PRImA-Research-Lab / prima-page-to-pdf

Java command line tool to convert PAGE XML files with layout and text content to PDF
Apache License 2.0
10 stars 2 forks source link

TIFF support #5

Open bertsky opened 3 years ago

bertsky commented 3 years ago

I have a TrueColor RGB TIFF (i.e. 3x16 bit depth), for which the latest PageToPdf.jar prebuilt release gives me:

java.lang.IllegalArgumentException: Bits per sample 16 is not supported.
    at com.itextpdf.text.pdf.codec.TiffImage.getTiffImageColor(TiffImage.java:376)
    at com.itextpdf.text.pdf.codec.TiffImage.getTiffImage(TiffImage.java:117)
    at com.itextpdf.text.pdf.codec.TiffImage.getTiffImage(TiffImage.java:315)
    at com.itextpdf.text.pdf.codec.TiffImage.getTiffImage(TiffImage.java:303)
    at com.itextpdf.text.Image.getInstance(Image.java:308)
    at com.itextpdf.text.Image.getInstance(Image.java:242)
    at com.itextpdf.text.Image.getInstance(Image.java:365)
    at org.primaresearch.pdf.PageToPdfConverter.addImage(PageToPdfConverter.java:446)
    at org.primaresearch.pdf.PageToPdfConverter.addPage(PageToPdfConverter.java:192)
    at org.primaresearch.pdf.PageToPdfConverter.convert(PageToPdfConverter.java:119)
    at org.primaresearch.pdf.CommandLineTool.main(CommandLineTool.java:162)
com.itextpdf.text.exceptions.IllegalPdfSyntaxException: Unbalanced save/restore state operators.
    at com.itextpdf.text.pdf.PdfContentByte.sanityCheck(PdfContentByte.java:3699)
    at com.itextpdf.text.pdf.PdfContentByte.reset(PdfContentByte.java:1535)
    at com.itextpdf.text.pdf.PdfContentByte.reset(PdfContentByte.java:1523)
    at com.itextpdf.text.pdf.PdfWriter.resetContent(PdfWriter.java:765)
    at com.itextpdf.text.pdf.PdfDocument.initPage(PdfDocument.java:1151)
    at com.itextpdf.text.pdf.PdfDocument.newPage(PdfDocument.java:1010)
    at com.itextpdf.text.pdf.PdfDocument.close(PdfDocument.java:865)
    at com.itextpdf.text.Document.close(Document.java:416)
    at org.primaresearch.pdf.PageToPdfConverter.convert(PageToPdfConverter.java:123)
    at org.primaresearch.pdf.CommandLineTool.main(CommandLineTool.java:162)

This is true for both OpenJDK 8 and 11. Would it be possible to integrate a TIFF library with more capabilities?

And more importantly: could you please ensure the tool at least returns with a non-zero exit status, so I won't need to parse the stdout for exception texts?

kba commented 3 years ago

prima-page-to-pdf uses itext5 but even the newer itext7 does not support > 8 bit per channel AFAICT https://github.com/itext/itext7/blob/9fadebfb114a7ee9ef9058a8b0c9deec71262210/io/src/main/java/com/itextpdf/io/image/TiffImageHelper.java#L349-L357

chris1010010 commented 3 years ago

This can only be dealt with in itextpdf.
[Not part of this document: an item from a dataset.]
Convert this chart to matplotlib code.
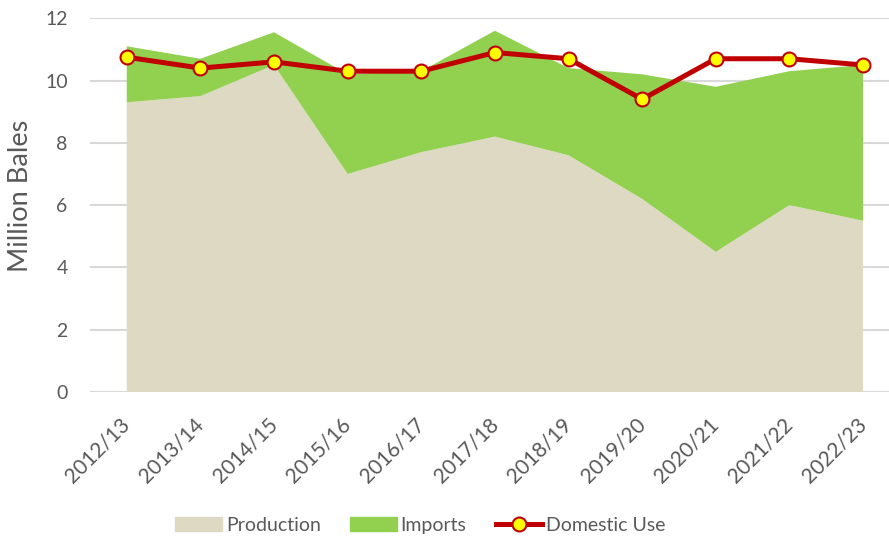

Each addPage has a try/catch. I guess we could add a cmd argument to stop on exception /**

bertsky commented 3 years ago

This can only be dealt with in itextpdf. Each addPage has a try/catch. I guess we could add a cmd argument to stop on exception

/**
* Adds the document page image to the current PDF page (spanning the whole page).
*/
private void addImage(String filepath, PdfWriter writer, Document doc, Page page) 
             throws MalformedURLException, IOException, DocumentException {
    PdfContentByte cb = writer.getDirectContentUnder();
    cb.saveState();
    Image img = Image.getInstance(filepath);
    img.setAbsolutePosition(0f, 0f);
    img.scaleToFit(page.getLayout().getWidth(), page.getLayout().getHeight());
    cb.addImage(img);
    cb.restoreState();
}

I don't understand that TBH, but IMHO the program should stop with non-zero exit status by default if anything goes wrong (on any page). Perhaps some --keep-going option (for trying all pages regardless) can be useful under certain circumstances, but the normal expectation is that this just converts everything (not just something or nothing despite the success retval).